David Mitrany was a Romanian-born, naturalized British scholar, historian and political theorist. The richest source of information concerning Mitrany’s life and intellectual activity are the memoirs he published in 1975 in The Functional Theory of Politics.

Professional life

On 1 September 1933 Mitrany joined the original faculty of the School of Economics and Politics at the Institute for Advanced Study in Princeton, New Jersey where he served along with Edward M. Earle, Winfield W. Riefler, Walter W. Stewart, and Robert B. Warren. He left the IAS in 1953.
Mitrany worked on international relations and on issues of the Danube region. He is considered as the creator of the theory of functionalism in international relations, also classified as a part of liberal institutionalism.
Mitrany pioneered modern integrative theory. This discipline is the third main liberal approach to international relations. Its basic principle maintains that international cooperation is the best means of softening antagonism in the international environment. The idea of this international cooperation was elaborated upon by Leonard Hobhouse, and then by Leonard Woolf and G. D. H. Cole. The main rationale behind it was that “peace is more than the absence of violence”. Cornelia Navari wrote that the British pluralist doctrine had become the lifeblood of Mitrany’s theory.
Following a series of conferences held at Harvard and Yale, he published two of his theoretical studies concerning the international system, The Political Consequences of Economic Planning and The Progress of International Government. The first public presentation of his functionalist approach to international relations occurred during a series of conferences held at Yale University in 1932. Mitrany got famous eventually with his pamphlet A Working Peace System of 1943.
Anti-Federalism:
Mitrany controverted illusionary federation projects according to Coudenhove-Kalergi and others, which could hinder a quick and effective re-establishment of peace.
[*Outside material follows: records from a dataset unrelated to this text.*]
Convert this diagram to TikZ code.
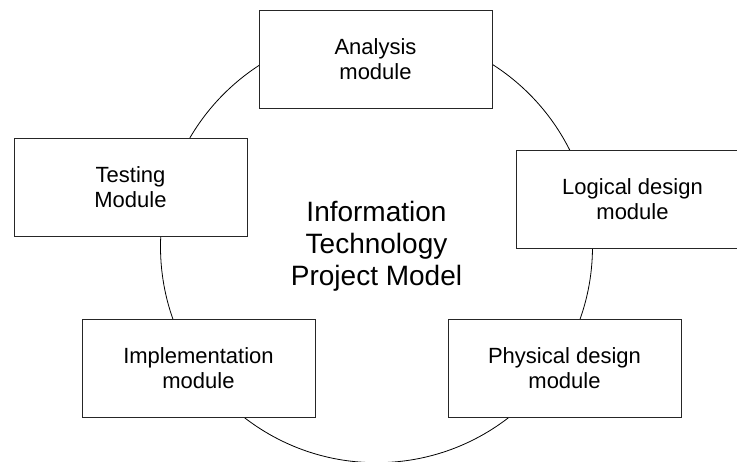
\documentclass[tikz,border=0pt]{standalone}
\usepackage{fontspec}
\setmainfont{Liberation Sans}

\begin{document}
\begin{tikzpicture}[x=1pt,y=-1pt,
  modbox/.style={draw=black!85,line width=1pt,fill=white,
    minimum width=233pt,minimum height=98pt,inner sep=0pt,
    align=center,font=\fontsize{22}{25}\selectfont}]
\useasboundingbox (0,0) rectangle (737,461);
\clip (0,0) rectangle (737,461);
% cycle behind the modules
\coordinate (mid) at (376.5,246.7);
\draw[line width=0.8pt] (mid) circle (216pt);
% modules
\node[modbox] (analysis) at (375.5,59) {Analysis\\module};
\node[modbox] (testing) at (130.5,187.5) {Testing\\Module};
\node[modbox] (logical) at (632.5,199) {Logical design\\module};
\node[modbox] (impl) at (198.5,368.5) {Implementation\\module};
\node[modbox] (physical) at (564.5,368.5) {Physical design\\module};
% title in the middle
\node[align=center,font=\fontsize{28}{32}\selectfont] (model) at (mid) {Information\\Technology\\Project Model};
\end{tikzpicture}
\end{document}
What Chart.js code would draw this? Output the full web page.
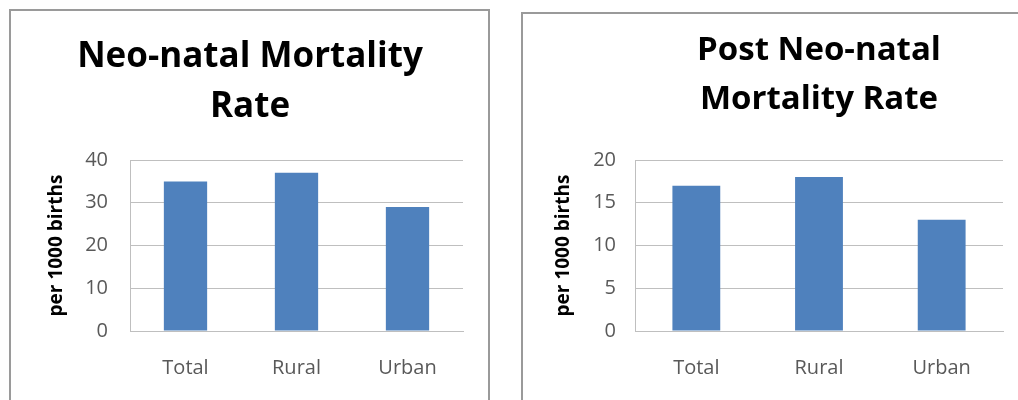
<!DOCTYPE html>
<html>
<head>
<meta charset="utf-8">
<script src="https://cdn.jsdelivr.net/npm/chart.js@4/dist/chart.umd.min.js"></script>
<style>
  html, body { margin: 0; padding: 0; background: #fff; width: 1018px; height: 400px; overflow: hidden; }
  .box { position: absolute; border: 2px solid #9a9a9a; box-sizing: border-box; background: #fff; }
  canvas { position: absolute; }
</style>
</head>
<body>
<div class="box" style="left:9px; top:9px; width:481px; height:420px;"></div>
<div class="box" style="left:521px; top:12px; width:560px; height:420px;"></div>
<canvas id="c1" width="478" height="390" style="left:10px; top:10px;"></canvas>
<canvas id="c2" width="496" height="387" style="left:522px; top:13px;"></canvas>
<script>
const categories = ['Total', 'Rural', 'Urban'];
const neoNatalValues = [35, 37, 29];
const postNeoNatalValues = [17, 18, 13];
const neoTitle = ['Neo-natal Mortality', 'Rate'];
const postTitle = ['Post Neo-natal', 'Mortality Rate'];
const yAxisLabel = 'per 1000 births';

const FONT = '"Open Sans", Lato, sans-serif';
const BAR = '#4f81bd';
const GRID = '#bfbfbf';
const TICK = '#595959';

function makeChart(id, values, title, opts) {
  return new Chart(document.getElementById(id), {
    type: 'bar',
    data: {
      labels: categories,
      datasets: [{
        data: values,
        backgroundColor: BAR,
        borderWidth: 0,
        barPercentage: 0.39,
        categoryPercentage: 1
      }]
    },
    options: {
      responsive: false,
      animation: false,
      devicePixelRatio: 1,
      layout: { padding: opts.layoutPadding },
      plugins: {
        legend: { display: false },
        tooltip: { enabled: false },
        title: {
          display: true,
          text: title,
          fullSize: opts.fullSize,
          color: '#000',
          font: { family: FONT, size: opts.titleSize, weight: 'bold', lineHeight: opts.titleLH },
          padding: opts.titlePadding
        }
      },
      scales: {
        x: {
          grid: { display: false, drawTicks: false },
          border: { display: true, color: GRID, width: 1 },
          ticks: { color: TICK, font: { family: FONT, size: 20 }, padding: 25 },
          afterFit: (s) => { s.height = 69; }
        },
        y: {
          min: 0,
          max: opts.yMax,
          grid: { color: GRID, drawTicks: false },
          border: { display: true, color: GRID, width: 1 },
          ticks: { stepSize: opts.yStep, color: TICK, font: { family: FONT, size: 20 }, padding: opts.tickPad },
          title: {
            display: true,
            text: yAxisLabel,
            color: '#000',
            font: { family: FONT, size: 19, weight: 'bold', lineHeight: 1.2 },
            padding: { top: opts.yTitleTop, bottom: 0 }
          },
          afterFit: (s) => { s.width = opts.yWidth; }
        }
      }
    }
  });
}

makeChart('c1', neoNatalValues, neoTitle, {
  layoutPadding: { left: 27, right: 25, top: 0, bottom: 0 },
  fullSize: true,
  titleSize: 35,
  titleLH: '50px',
  titlePadding: { top: 22, bottom: 28 },
  yMax: 40, yStep: 10,
  tickPad: 22,
  yTitleTop: 8,
  yWidth: 93
});

makeChart('c2', postNeoNatalValues, postTitle, {
  layoutPadding: { left: 0, right: 15, top: 0, bottom: 0 },
  fullSize: false,
  titleSize: 33,
  titleLH: '49px',
  titlePadding: { top: 13.5, bottom: 35.5 },
  yMax: 20, yStep: 5,
  tickPad: 19,
  yTitleTop: 30,
  yWidth: 113
});
</script>
</body>
</html>
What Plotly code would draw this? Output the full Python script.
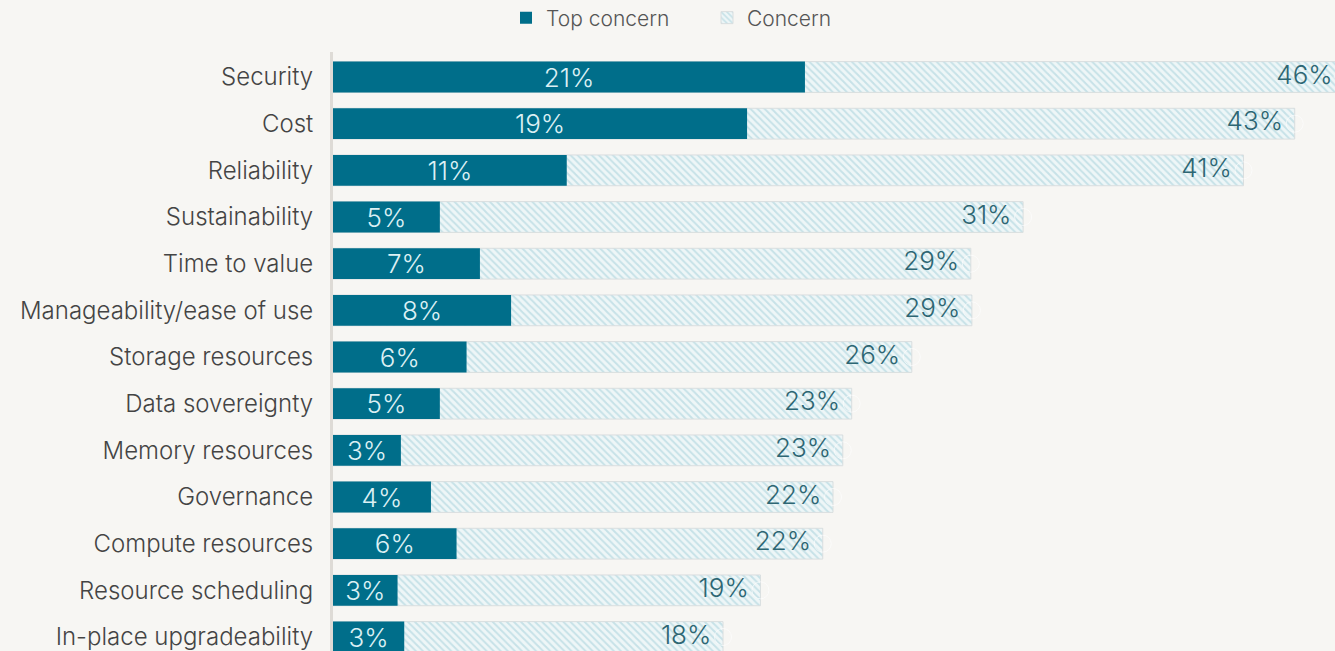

The “European” federalists have been so fascinated by a readily convenient formula that they have neither asked how it works where it exists, nor whether its origins bear any relation to the problem of uniting a group of states in the present social ambience.

Claim for functional agencies:
Instead of those federation projects Mitrany recommended lean functional agencies for the execution of international cooperation on all issue-related, mainly technical and economic sectors. But Mitrany’s functionalism also referred to intrastate combinations: to special-purpose associations like the Tennessee Valley Authority or the London Transport Board, in which partly independent union states or co-equal municipal authorities coordinated their interests. And Mitrany listed private cartels, e.g. the former rationalization cartels of the British shipping, cotton and steel industry, among his functional agencies. In his argumentation it can be noticed the presence of elements inspired by his liberal pluralist contemporaries.
The working peace system was built around international agencies. They had functional responsibilities in managing those problems for which there was a consensus to cooperate. These international agencies were to assume some of the attributions of nation-states, within the so-called ramification process which involved a constant transfer of functions and authority from states to agencies. The phenomenon in question made no distinction between protagonists. The consequence of ramification was a domino effect, as cooperation in one field could lead to a new cooperation in another field.
The best known tenet of political functionalism form follows function does actually not originate from Mitrany, but from the functionalism of industrial design. It was just used to popularize Mitrany’s concept.